Men, what would you do if a stranger sexually assaulted you?
Smile! Assault them back! Ask them out! Thank them for the compliment! Kiss them!
First of all, why would Family Feud even ask this question? These kinds of questions feed into the belief that sexual assault is no big deal and is ok. It is not ok.
Then, of all the responses given, only a few said something along the lines of “How dare you do that?!” It was the seventh answer out of eight.
The fact that one of the contestants said “Say thank you for the compliment” is a problem. That it was the number four answer is atrocious.
This nonsense perpetuates so many unhealthy ideas about sexual violence: that any kind of sexual attention is a gift that you must appreciate; that men cannot be sexually assaulted; that as a man you must always want and like any kind of attention you get from any woman; and that if you are not interested then there must be something wrong with you.
So many men walk around not even realizing that they are victims of sexual violence because we teach them to brush it off and enjoy it. But if I pinch a man’s butt without his consent, it is an act of sexual assault. And he has the right to be uncomfortable, to be angry, and to report me.

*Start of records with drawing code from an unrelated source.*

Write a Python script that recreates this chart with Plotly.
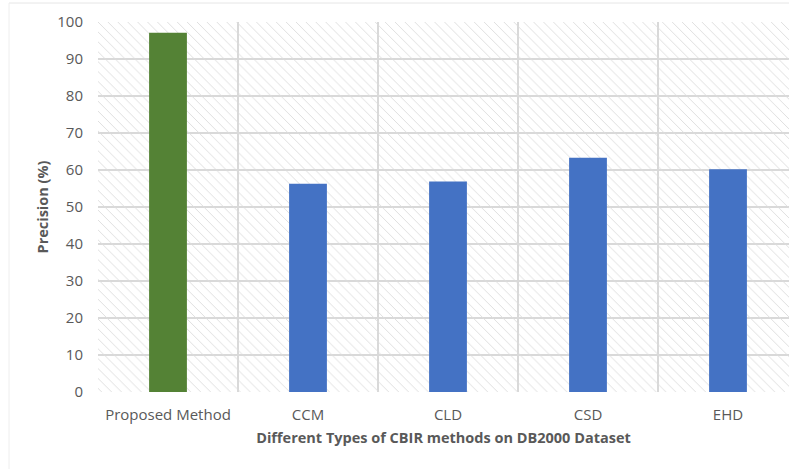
import plotly.graph_objects as go

categories = ["Proposed Method", "CCM", "CLD", "CSD", "EHD"]
precision = [97.1, 56.3, 56.9, 63.3, 60.2]
bar_colors = ["#548235", "#4472C4", "#4472C4", "#4472C4", "#4472C4"]
y_ticks = list(range(0, 101, 10))
y_max = 100

idx = list(range(len(categories)))

fig = go.Figure()

# hatched plot background (transparent between hatch lines so gridlines show)
fig.add_trace(go.Bar(
    x=idx, y=[y_max] * len(idx), width=1,
    marker=dict(color="#dcdcdc", line=dict(width=0),
                pattern=dict(shape="\\", size=7, solidity=0.13, fillmode="replace")),
    hoverinfo="skip", showlegend=False,
))

fig.add_trace(go.Bar(
    x=idx, y=precision, width=0.27,
    marker=dict(color=bar_colors, line=dict(width=0)),
    showlegend=False,
))

font_family = "Open Sans, Liberation Sans, sans-serif"

fig.update_layout(
    width=789, height=469,
    margin=dict(l=98, r=0, t=22, b=77, autoexpand=False),
    barmode="overlay",
    paper_bgcolor="white", plot_bgcolor="white",
    font=dict(family=font_family, color="#595959", size=14),
    xaxis=dict(
        range=[-0.5, len(categories) - 0.5 - 9 / 140],
        automargin=False,
        tickmode="array", tickvals=idx, ticktext=categories,
        showgrid=False, zeroline=False, showline=False,
        ticks="outside", ticklen=9, tickcolor="rgba(0,0,0,0)",
        tickfont=dict(size=15, color="#595959"),
        minor=dict(tickvals=[i - 0.5 for i in idx], showgrid=True,
                   gridcolor="#d9d9d9", gridwidth=2, ticks=""),
        title=dict(text="<b>Different Types of CBIR methods on DB2000 Dataset</b>",
                   font=dict(size=14.5, color="#595959"), standoff=9),
    ),
    yaxis=dict(
        range=[0, y_max], tickmode="array", tickvals=y_ticks,
        automargin=False,
        showgrid=True, gridcolor="#d9d9d9", gridwidth=2,
        zeroline=False, showline=False,
        ticks="outside", ticklen=11, tickcolor="rgba(0,0,0,0)",
        tickfont=dict(size=15, color="#595959"),
        title=dict(text="<b>Precision (%)</b>", font=dict(size=14.5, color="#595959"), standoff=5),
    ),
    shapes=[
        dict(type="line", xref="paper", yref="paper",
             x0=-89 / 691, x1=1, y0=(392 - 3) / 370, y1=(392 - 3) / 370,
             line=dict(color="#e6e6e6", width=1)),
        dict(type="line", xref="paper", yref="paper",
             x0=-89 / 691, x1=-89 / 691, y0=(392 - 3) / 370, y1=-77 / 370,
             line=dict(color="#eeeeee", width=1)),
    ],
)

fig.write_html("out.html", config={"displayModeBar": False},
               post_script="document.body.style.margin='0';")
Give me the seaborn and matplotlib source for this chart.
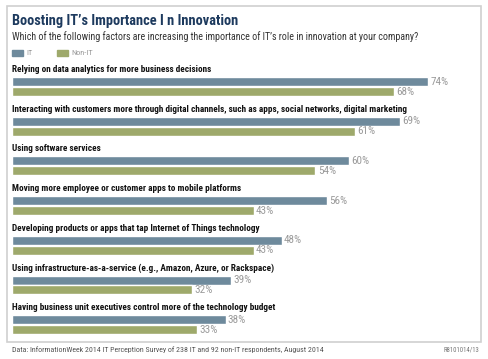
import matplotlib.pyplot as plt
import pandas as pd
import seaborn as sns
from matplotlib.patches import Rectangle
from matplotlib import font_manager

# data
factors = [
    "Relying on data analytics for more business decisions",
    "Interacting with customers more through digital channels, such as apps, social networks, digital marketing",
    "Using software services",
    "Moving more employee or customer apps to mobile platforms",
    "Developing products or apps that tap Internet of Things technology",
    "Using infrastructure-as-a-service (e.g., Amazon, Azure, or Rackspace)",
    "Having business unit executives control more of the technology budget",
]
it_values = [74, 69, 60, 56, 48, 39, 38]
non_it_values = [68, 61, 54, 43, 43, 32, 33]
groups = ["IT", "Non-IT"]
colors = ["#6e8a9c", "#9ea96b"]

df = pd.DataFrame({
    "factor": factors * 2,
    "group": [groups[0]] * len(factors) + [groups[1]] * len(factors),
    "value": it_values + non_it_values,
})

sns.set_style("white")
names = {f.name for f in font_manager.fontManager.ttflist}
narrow = "DejaVu Sans"
for cand in ["Roboto Condensed", "Fira Sans Condensed", "PT Sans Narrow",
             "Open Sans Condensed", "Archivo Narrow", "Encode Sans Condensed"]:
    if cand in names:
        narrow = cand
        break
plt.rcParams["font.family"] = [narrow, "DejaVu Sans"]
plt.rcParams["font.stretch"] = "condensed"

W, H = 489, 359
fig = plt.figure(figsize=(W / 100, H / 100), dpi=100)
renderer = fig.canvas.get_renderer()


def fit(t, target_px):
    # scale the font so the text spans the same width as in the reference
    w = t.get_window_extent(renderer=renderer).width
    t.set_fontsize(t.get_fontsize() * target_px / w)
    return t.get_fontsize()


# outer frame
fig.add_artist(Rectangle((7 / W, 1 - 342 / H), (481 - 7) / W, (342 - 6) / H,
                         transform=fig.transFigure, fill=False,
                         edgecolor="#d0d0d0", linewidth=1.2))

# bar axes: 0% at x=12px, ~5.62px per %
left, right = 12, 482
top, bottom = 60, 340
ax = fig.add_axes([left / W, 1 - bottom / H, (right - left) / W, (bottom - top) / H])
sns.barplot(data=df, y="factor", x="value", hue="group", palette=colors,
            orient="h", width=0.5, gap=0.1, ax=ax, legend=False, saturation=1)
ax.set_xlim(0, (right - left) / 5.62)
step = 39.7
ax.set_ylim((bottom - 86.5) / step, (top - 86.5) / step)
ax.axis("off")

# the reference font is narrower than ours, so allow a little extra width
probe = ax.text(0, 0, factors[1], fontsize=7, fontweight="bold")
cat_size = fit(probe, 400)
probe.remove()
probe = ax.text(0, 0, "74%", fontsize=7)
val_size = fit(probe, 18)
probe.remove()

for i, name in enumerate(factors):
    ax.text(0, i - 0.43, name, fontsize=cat_size, fontweight="bold",
            color="#111111", va="center", ha="left")
    ax.text(it_values[i] + 0.4, i - 0.125, f"{it_values[i]}%", fontsize=val_size,
            color="#9a9a9a", va="center", ha="left")
    ax.text(non_it_values[i] + 0.4, i + 0.13, f"{non_it_values[i]}%", fontsize=val_size,
            color="#9a9a9a", va="center", ha="left")

# titles
t = fig.text(12 / W, 1 - 21 / H, "Boosting IT\u2019s Importance I n Innovation", fontsize=10,
             fontweight="bold", color="#1d3a5e", va="center")
fit(t, 227)
t = fig.text(12 / W, 1 - 37 / H,
             "Which of the following factors are increasing the importance of IT\u2019s role in innovation at your company?",
             fontsize=6.5, color="#333333", va="center")
fit(t, 406)

# legend
for x0, lab in [(12, groups[0]), (57, groups[1])]:
    c = colors[groups.index(lab)]
    fig.add_artist(Rectangle((x0 / W, 1 - 56 / H), 11 / W, 6 / H,
                             transform=fig.transFigure, color=c))
    fig.text((x0 + 14) / W, 1 - 53 / H, lab, fontsize=val_size * 0.75,
             color="#9a9a9a", va="center")

# footer
t = fig.text(12 / W, 1 - 350 / H,
             "Data: InformationWeek 2014 IT Perception Survey of 238 IT and 92 non-IT respondents, August 2014",
             fontsize=5.4, color="#555555", va="center")
fit(t, 313)
fig.text(479 / W, 1 - 350 / H, "R8101014/13", fontsize=t.get_fontsize() * 0.85,
         color="#777777", va="center", ha="right")

fig.savefig("out.png", dpi=100)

But when a man does disclose that he has been sexually assaulted, people often respond with doubt, victim-blaming, and criticism. “How can a man be sexually assaulted?” “Oh, please. You know you liked it.” “He must not be a real man.” These responses are dangerous. Not only are we telling men that they should silently deal with being assaulted, but that choosing to report assault will come at the expense of his manhood. Part of this comes from the idea that being a victim of something makes you weak, and as we all know, a ‘real man’ is supposed to be strong. It is important that we realize that victimization has nothing to do with weakness and perpetration has nothing to do with strength. You don’t have to be strong to make offensive or uncomfortable sexual comments, or to coerce someone into sexual activity, or to take advantage of someone who is under-aged, under the influence, or disabled. Nor does it make you weak if any of those things happen to you.
These ideas aren’t only dangerous for men. If we are telling men that they should say “thank you” to a person for assaulting them, what expectation does this put on women? How many times has a woman responded angrily to unwanted sexual attention— be it touching or unnecessary comments— and been told that she is being oversensitive, or that she should appreciate the attention because it’s a compliment to her attractiveness?
Assault is assault and your body is your body. It does not matter who it is or what specifically they are doing, but if it makes you uncomfortable then it’s a problem. No one has the right to tell you what you are allowed to be uncomfortable with. We need to be more respectful of other people’s boundaries and bodies. And remember, men are people too.